11
febbraio 2007 - 6a domenica t. ord.
Ger 17,5-8 / 1Cor
15,12.16-20 / Lc 6,17.20-26
Benedetto l’uomo che
confida nel Signore
(Ger 17,7)
È
il modo più intelligente di vivere: porre la propria
vita nelle mani di Colui che ce l’ha donata. Qualunque cosa accada,
di Lui possiamo fidarci ciecamente: è Amore e vuole il nostro bene.
Ci
si rivolge al Signore quando si è in situazioni
estreme, disperate: una malattia inguaribile, un debito insolvibile, un
imminente pericolo di vita… Non può non essere così. Sappiamo che ciò che è
impossibile agli uomini è possibile a Dio. Ma se a Lui
tutto è possibile, perché non ricorrere a Lui in ogni momento della vita?
Questa
Parola ci invita ad una comunione costante con il
Signore, ben al di là delle richieste che pure dobbiamo rivolgergli, perché
sempre siamo bisognosi del suo aiuto. È “benedetto”, ossia ha trovato la gioia
e la pienezza della vita, chi instaura con Lui un rapporto di fiducia e di
confidenza che scaturisce dalla fede nel suo amore.
Egli,
il Dio vicino, più intimo a noi di noi stessi, cammina con noi e conosce ogni
palpito del nostro cuore. Con Lui possiamo condividere gioie,
dolori, preoccupazioni, progetti… Non siamo soli, neppure nei momenti
più bui e difficili. In Lui possiamo confidare pienamente. Non ci deluderà mai.
A
volte ci assalgono pensieri così assillanti, per circostanze o persone cui noi
non possiamo direttamente dedicarci, che ci è
difficile compiere bene quello che la volontà di Dio ci chiede in quel momento.
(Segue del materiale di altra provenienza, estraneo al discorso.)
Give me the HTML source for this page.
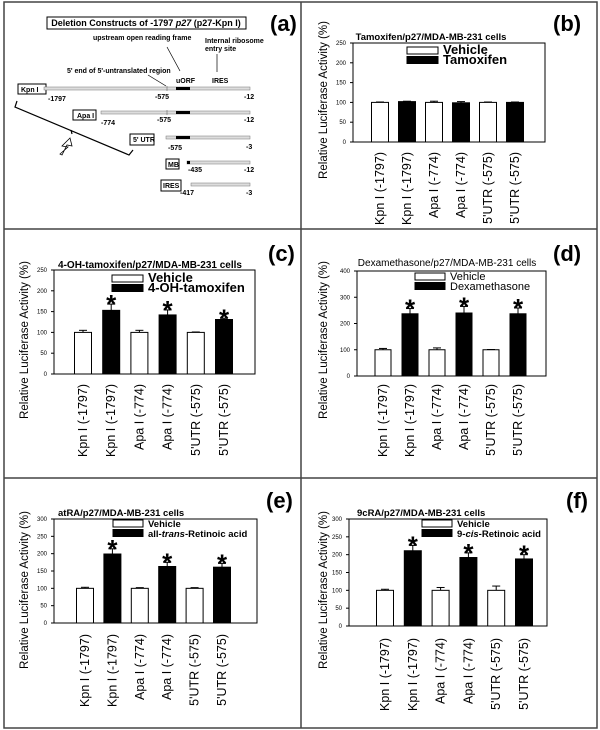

Vorremmo essere vicini a quella persona cara che soffre, che vive nella prova,
che è ammalata. Vorremmo poter risolvere quella situazione
intricata, andare in aiuto a popolazioni in guerra, a profughi, ad affamati… Ci
sentiamo impotenti! Ecco il momento della confidenza in Dio: “Ebbene io
farò ciò che Tu vuoi da me in questo attimo: studiare
bene, lavorare bene, pregare bene, accudire bene i miei bambini… sicura che Tu
penserai a sbrogliare quella matassa, a confortare chi soffre, a risolvere quel
problema”.
Si
vedrà che, dove noi non siamo arrivati, è veramente arrivato
un Altro che ha fatto immensamente meglio di noi.
Suona il telefono - racconta Rina, che gli
anni hanno ormai costretto a vivere ritirata in casa
-. È una signora anziana come me, che conosco da tempo. Il fratello è morente e
lei non sa come fare. Siamo nel periodo delle vacanze ed è difficile trovare
chi lo possa seguire, tanto più che negli ultimi anni
si è ridotto a fare il barbone… Sento mio il dolore della mia amica e insieme
mi sento impotente, come lei. Cosa posso fare, io che
abito tanto lontano, immobilizzata su questa sedia? Vorrei almeno dirle parole
di conforto, ma stentano a venire, neppure di questo sono
capace. Non mi rimane che assicurarle il ricordo. Ma
ancor più la preghiera.
La notte mi sveglio e mi rivedo quel
barbone solo, morente. Mi riaddormento e ancora mi sveglio. Ora ogni volta mi
rivolgo al Padre: ‘È un tuo figlio, non puoi
abbandonarlo. Pensaci tu’.
Pochi giorni dopo una telefonata della mia
amica mi dice che, dopo aver parlato con me quel giorno, ha sentito una grande pace. ‘Sai che lo abbiamo
potuto portare all’ospedale? Lo hanno aiutato, alleviando i dolori. È stato purificato dalla sofferenza, era pronto. Si è spento
serenamente, avendo ricevuto l’Eucaristia’.
Nel mio cuore un senso
di gratitudine, e di maggiore confidenza nel Signore.